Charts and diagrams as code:
┏━━

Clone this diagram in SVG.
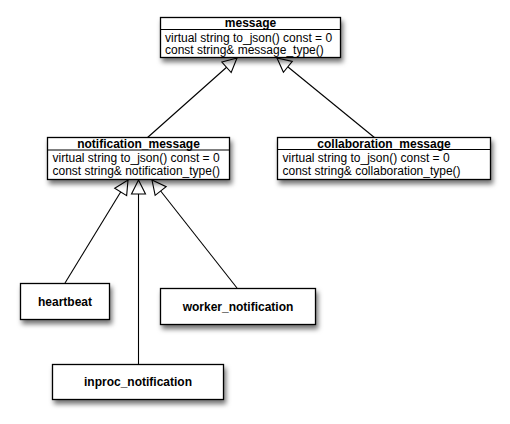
<svg xmlns="http://www.w3.org/2000/svg" width="510" height="424" viewBox="0 0 510 424">
<style>
.box{fill:#fff;stroke:#000;stroke-width:1.3;filter:url(#sh)}
.div{stroke:#000;stroke-width:1.1}
.t{font-family:"Liberation Sans",Arial,sans-serif;font-size:12px;fill:#000}
.b{font-weight:bold;text-anchor:middle}
.c{fill:none;stroke:#000;stroke-width:1.1;marker-end:url(#tri)}
</style>
<defs>
<filter id="sh" x="-20%" y="-20%" width="140%" height="160%">
<feDropShadow dx="2" dy="4" stdDeviation="2.5" flood-color="#000" flood-opacity="0.55"/>
</filter>
<marker id="tri" viewBox="0 0 14 14" refX="14" refY="7" markerWidth="14" markerHeight="14" markerUnits="userSpaceOnUse" orient="auto" overflow="visible">
<path d="M0,0 L14,7 L0,14 Z" fill="#fff" stroke="#000" stroke-width="1.1"/>
</marker>
</defs>
<rect width="510" height="424" fill="#fff"/>
<g id="connectors">
<path class="c" d="M147,138 L237,58"/>
<path class="c" d="M375,138 L277,58"/>
<path class="c" d="M65,283 L128,180"/>
<path class="c" d="M138.5,364 L138.5,180"/>
<path class="c" d="M237,288 L152,180"/>
</g>
<g id="message">
<rect class="box" x="160.5" y="17.5" width="180" height="40"/>
<line class="div" x1="160.5" y1="29.5" x2="340.5" y2="29.5"/>
<text class="t b" x="250.5" y="26.5">message</text>
<text class="t" x="165" y="41.5">virtual string to_json() const = 0</text>
<text class="t" x="165" y="54">const string&amp; message_type()</text>
</g>
<g id="notification_message">
<rect class="box" x="47.5" y="137.5" width="182" height="42"/>
<line class="div" x1="47.5" y1="150" x2="229.5" y2="150"/>
<text class="t b" x="138.5" y="148">notification_message</text>
<text class="t" x="52.5" y="161.5">virtual string to_json() const = 0</text>
<text class="t" x="52.5" y="175">const string&amp; notification_type()</text>
</g>
<g id="collaboration_message">
<rect class="box" x="277.5" y="137.5" width="213" height="42"/>
<line class="div" x1="277.5" y1="149.5" x2="490.5" y2="149.5"/>
<text class="t b" x="384" y="148">collaboration_message</text>
<text class="t" x="282.5" y="161.5">virtual string to_json() const = 0</text>
<text class="t" x="282.5" y="175">const string&amp; collaboration_type()</text>
</g>
<g id="heartbeat">
<rect class="box" x="20.5" y="283.5" width="89" height="36"/>
<text class="t b" x="65" y="306">heartbeat</text>
</g>
<g id="worker_notification">
<rect class="box" x="160.5" y="288.5" width="155" height="36"/>
<text class="t b" x="238" y="310.5">worker_notification</text>
</g>
<g id="inproc_notification">
<rect class="box" x="52.5" y="364.5" width="171" height="35"/>
<text class="t b" x="138" y="386">inproc_notification</text>
</g>
</svg>
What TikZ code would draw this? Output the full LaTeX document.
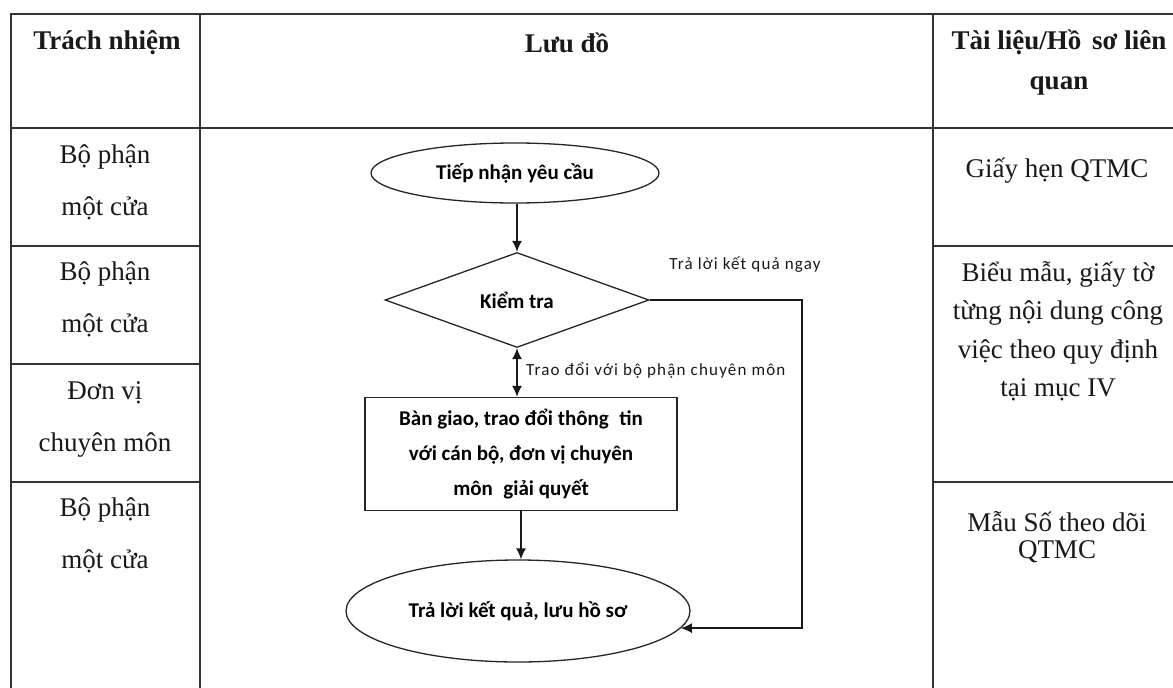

┗━━

WRITTEN REQUEST: List each line of the entries that holds the string "this".

THE RESULT:
Clone this diagram in SVG.
What TikZ code would draw this? Output the full LaTeX document.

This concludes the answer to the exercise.